Онисей завыл, тут же пришёл в бешенство. Но это было полбеды. Следом за Аахеном, маги кинули в карету Нулефер и Уилла. Цубасара разозлилась и бросилась на карету. На плитке двора она нашла маленький камушек и швырнула в каретное окно, выбив тут же стекло.

— Они же всё разрушат! — вдруг кто-то закричал.

— Лендар? — крикнул Уилл. Он знал голос военного министра очень хорошо! Ну, конечно, вот показалась его голова в зелёной фуражке!

— Простите за причинённые неудобства моими детьми, — Леокурт крикнул на прощание из улетающей кареты.

Карета не летела, а неслась со скоростью молнии в дом Твереев. Даже голоса своего не было слышно. Аахен пытался докричаться до отца и матери, но они молчали, сидя на передних сидениях.

— Малеры Твереи, вы знали про войну? Вы знали про заговор Видонома и Эмбер? — Нулефер чуть не схватила отца Аахена за волосы.

— Узнал на днях, когда в Намириан съехались зенрутские военные. Такого ответа достаточно? Меня, как и вас, держали в заблуждении. Я тоже полагал, что Видоному нужны абадоны в борьбе с океаном. Но океан не принесёт Тенкуни столько денег, как Санпавская война. Если хотите знать моё мнение, я тоже недоволен тем, что несчастных абадон Видоном сделал своим оружием. Но что мне поделать? Я не старейшина. Жена моя не старейшина. И сын мой не старейшина.

— На острове на меня было совершенно покушение. За ним стоял Видоном. Как вы могли не прочитать его мысли? — недоуменно приподнял брови Аахен.

— А мы всесильные? — прогремела Даития. — У Видонома в свите тоже присутствуют мыслечтецы, которые блокируют его поток сознания от нас. Сам Видоном тоже ловко маскирует мысли и даёт там то, что хочет, чтобы мы прочитали. Он не то что ты, раскрытая книга. Как, убил Видонома?

— Малеры Твереи, — нахмурилась Нулефер. — зачем я с братом вам нужна?

— Вас желает видеть твоя мать, — ответила Даития.

«Мама», — Нулефер задрожала. В груди резко закололо, появилось дикое желание выпрыгнуть из окна несущейся кареты. Мама… Она же убила её дочь! Мама… Она ей не дочь, она испоганила ей жизнь, разрушила семью. Нулефер испуганным зверьком съёжилась между Уиллом и Аахеном.

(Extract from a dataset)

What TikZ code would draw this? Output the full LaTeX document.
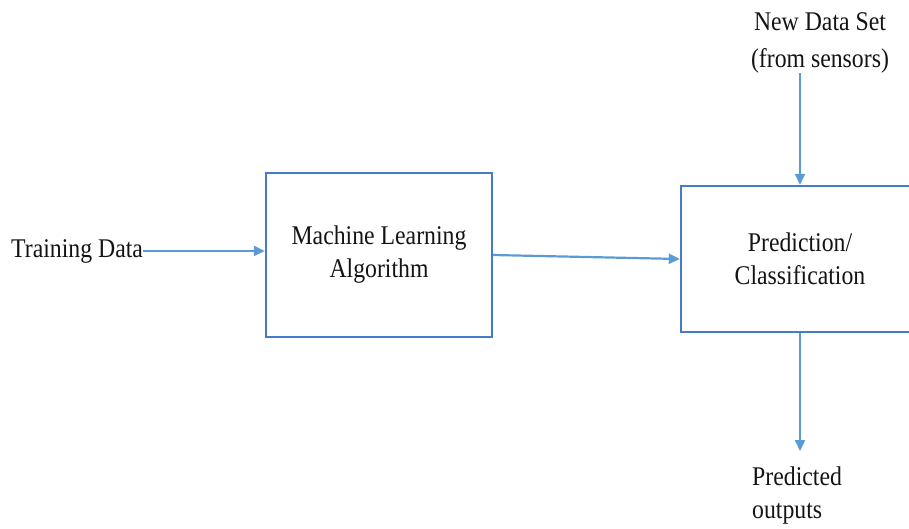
\documentclass[tikz,border=0pt]{standalone}
\usepackage{fontspec}
\setmainfont{Liberation Serif}[FakeStretch=0.88]
\usetikzlibrary{arrows.meta}
\definecolor{boxblue}{RGB}{72,122,204}
\definecolor{arrblue}{RGB}{91,155,213}
\definecolor{txt}{RGB}{20,20,20}
\begin{document}
\begin{tikzpicture}[x=1pt,y=-1pt,
  lbl/.style={inner sep=0pt, text=txt, font=\fontsize{27}{33}\selectfont},
  blk/.style={draw=boxblue, line width=2.4pt, inner sep=0pt, text=txt,
    font=\fontsize{27}{33}\selectfont, align=center},
  arr/.style={draw=arrblue, line width=2.2pt, -{Triangle[length=11pt,width=10pt]}}]
\useasboundingbox (0,0) rectangle (909,528);
\clip (0,0) rectangle (909,528);
\node[blk, minimum width=226pt, minimum height=164pt] (b1) at (379,255) {Machine Learning\\Algorithm};
\node[blk, minimum width=238pt, minimum height=146pt] (b2) at (800,259) {Prediction/\\Classification};
\node[lbl, anchor=base west] (td) at (11,257) {Training Data};
\node[lbl, align=center, anchor=north, font=\fontsize{27}{37}\selectfont] (nd) at (820,12) {New Data Set\\(from sensors)};
\node[lbl, align=left, anchor=north west] (po) at (752,467) {Predicted\\outputs};
\draw[arr] (td.east) -- (td.east -| b1.west);
\draw[arr] (b1.east) -- (b2.west);
\draw[arr] (nd.south -| b2.north) -- (b2.north);
\draw[arr, shorten >=16pt] (b2.south) -- (po.north -| b2.south);
\end{tikzpicture}
\end{document}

Они остановились перед домом Твереев. На дворе лежала белая пелена. В снегу валялись резвые псы Даитии, бегал ручной ослик Лоры, на пороге сидела казарка Леокурта. Жизнь так и плясала в снежном большом дворе. Ручной ворон Аахена каркал со шпиля дворца. Возле двери стояла Ханна. Невытертые слезинки на её глазах превратились в ледышки.

Нулефер сжалась в кресло кареты. Она не выйдет! Она больше не причит боли своей матери. Но Уилл и Аахен вытолкнули её из кареты. Пришлось, если бы не они, эту задачу за них выполнили бы бесцеремонные телохранители, которые летели в этой же широкой карете. Нулефер шагнула в снег и испугалась делать шаг навстречу матери. Ханна подбежала к ней и простёрла к ней руки.